The Toyota Vios is a nameplate used for subcompact cars produced by the Japanese manufacturer Toyota, primarily for markets in Southeast Asia, China and Taiwan since 2002. Slotted below the compact Corolla, the Vios serves as the replacement to the Tercel (marketed as Soluna in Thailand since 1997 and Indonesia since 2000), which filled the subcompact or B-segment sedan class in the region. It is also successor to the entry-level variants of the E110 series Corolla in some markets such as the Philippines and Vietnam.

From 2005, the Vios was also marketed alongside its hatchback complement known as the Yaris in many countries globally. The second-generation Vios was released in 2007, which was marketed as the Belta in Japan and Toyota Yaris sedan in the Americas, the Middle East and Australia. The second-generation model shares its platform with the XP90 series Vitz/Yaris.
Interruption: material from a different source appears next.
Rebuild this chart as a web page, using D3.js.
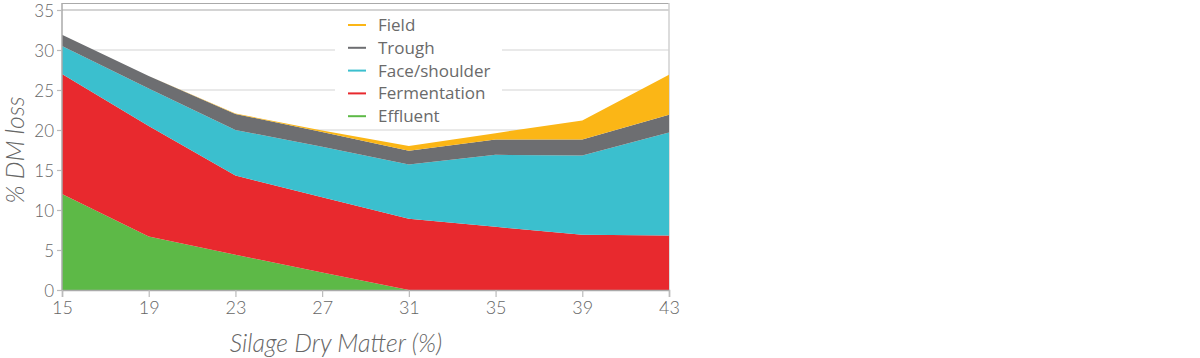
<!DOCTYPE html>
<html><head><meta charset="utf-8">
<script src="https://cdn.jsdelivr.net/npm/d3@7"></script>
<style>
html,body{margin:0;padding:0;background:#fff;}
svg text{font-family:Lato,"Open Sans",sans-serif;font-weight:300;fill:#666;}
</style></head>
<body><svg id="c" width="1200" height="358"></svg>
<script>
const dryMatter = [15, 19, 23, 27, 31, 35, 39, 43];
const effluent = [12, 6.7, 4.4, 2.2, 0, 0, 0, 0];
const fermentation = [15, 13.8, 9.9, 9.4, 8.9, 7.9, 6.9, 6.8];
const faceShoulder = [3.5, 4.7, 5.7, 6.3, 6.8, 9.0, 9.9, 12.9];
const trough = [1.4, 1.55, 2.0, 1.85, 1.7, 1.9, 2.0, 2.2];
const field = [0, 0, 0.05, 0.2, 0.6, 0.8, 2.4, 5.0];
const seriesNames = ["Effluent", "Fermentation", "Face/shoulder", "Trough", "Field"];
const seriesColors = ["#5db947", "#e8292e", "#3bbfce", "#6d6e71", "#fbb616"];
const yTicks = [0, 5, 10, 15, 20, 25, 30, 35];
const xTicks = [15, 19, 23, 27, 31, 35, 39, 43];

const seriesValues = [effluent, fermentation, faceShoulder, trough, field];
const rows = dryMatter.map((d, i) => {
  const r = {dm: d};
  seriesNames.forEach((n, j) => r[n] = seriesValues[j][i]);
  return r;
});

const svg = d3.select("#c");
const L = 62, R = 669, T = 10, B = 290;
const x = d3.scaleLinear().domain([15, 43]).range([L, R]);
const y = d3.scaleLinear().domain([0, 35]).range([B, T]);

// gridlines
svg.append("g").selectAll("line").data(yTicks.filter(t => t > 0)).join("line")
  .attr("x1", L).attr("x2", R).attr("y1", d => y(d)).attr("y2", d => y(d))
  .attr("stroke", d => d === 35 ? "#aaa" : "#d4d4d4").attr("stroke-width", 1.2);

// frame top & right
svg.append("line").attr("x1", L).attr("x2", R).attr("y1", 3.5).attr("y2", 3.5).attr("stroke", "#aaa").attr("stroke-width", 1.2);
svg.append("line").attr("x1", R).attr("x2", R).attr("y1", 3).attr("y2", B).attr("stroke", "#d0d0d0").attr("stroke-width", 1.5);

// legend box (white, covers gridlines)
const lg = svg.append("g");
lg.append("rect").attr("x", 335).attr("y", 12).attr("width", 167).attr("height", 116).attr("fill", "#fff");

// stacked areas
const stack = d3.stack().keys(seriesNames);
const layers = stack(rows);
const area = d3.area().x(d => x(d.data.dm)).y0(d => y(d[0])).y1(d => y(d[1]));
svg.append("g").selectAll("path").data(layers).join("path")
  .attr("d", area).attr("fill", (d, i) => seriesColors[i]);

// legend entries (top to bottom: Field ... Effluent)
const legendOrder = seriesNames.map((n, i) => ({n, c: seriesColors[i]})).reverse();
const le = lg.selectAll("g.e").data(legendOrder).join("g").attr("class", "e")
  .attr("transform", (d, i) => `translate(348,${25 + i * 22.8})`);
le.append("line").attr("x1", 0).attr("x2", 18).attr("y1", 0).attr("y2", 0)
  .attr("stroke", d => d.c).attr("stroke-width", 2);
le.append("text").attr("x", 30).attr("y", 0).attr("dy", "0.35em")
  .style("font-size", "17px").style("font-family", "'Open Sans',sans-serif").style("font-weight", "400").style("fill", "#6a6a6a").text(d => d.n);

// axes
const yAxis = d3.axisLeft(y).tickValues(yTicks).tickSize(5).tickPadding(3);
const gy = svg.append("g").attr("transform", `translate(${L},0)`).call(yAxis);
const xAxis = d3.axisBottom(x).tickValues(xTicks).tickSize(7).tickPadding(4);
const gx = svg.append("g").attr("transform", `translate(0,${B})`).call(xAxis);
[gy, gx].forEach(g => {
  g.select(".domain").attr("stroke", "#aaa").attr("stroke-width", 1.5);
  g.selectAll(".tick line").attr("stroke", "#bbb").attr("stroke-width", 1.2);
  g.selectAll(".tick text").style("font-size", "18px").style("fill", "#666").style("font-family", "Lato,sans-serif").style("font-weight", "300");
});
gy.selectAll(".tick text").style("font-size", "17px").attr("dy", "0.4em");
gy.select(".domain").attr("d", `M0,3V${B}`);

// axis titles
svg.append("text").attr("x", 336).attr("y", 343).attr("text-anchor", "middle").attr("dy", "0.35em")
  .style("font-size", "25px").style("font-style", "italic").text("Silage Dry Matter (%)");
svg.append("text").attr("transform", "translate(15,150) rotate(-90)").attr("text-anchor", "middle").attr("dy", "0.35em")
  .style("font-size", "25px").style("font-style", "italic").text("% DM loss");
</script></body></html>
The third-generation Vios was released in 2013, which shares the platform with the XP150 series Yaris hatchback. It is marketed in regions outside Southeast Asia, China and Taiwan as the Yaris sedan. Through a major refresh in 2017, the Vios shares the same styling as the refreshed XP150 series Yaris hatchback. The heavily facelifted model also gained more global presence by local production in Brazil, India and Pakistan as the Yaris sedan. A separate, less major refresh was introduced for the Chinese market Vios in 2016 alongside a hatchback model marketed as the Toyota Vios FS.

In Thailand, the 2017 facelifted model was marketed as the Toyota Yaris Ativ, which shares the smaller 1.2-litre engine with the Yaris hatchback. The 1.5-litre Vios continued to be sold alongside the Yaris Ativ until 2022, using the Chinese market facelift styling.

The fourth-generation model was released in 2022 in Thailand as the Yaris Ativ. It was designed and engineered by Daihatsu using its DNGA platform.

The "Vios" name is derived from the Latin word "vio", meaning "go or travel (forward)", while Toyota marketed the car in Indonesia in 2007 with the backronym "Very Intelligent, Outstanding Sedan". In Indonesia, downgraded models of the Vios to cater for taxi fleet was marketed as the Toyota Limo through three generations.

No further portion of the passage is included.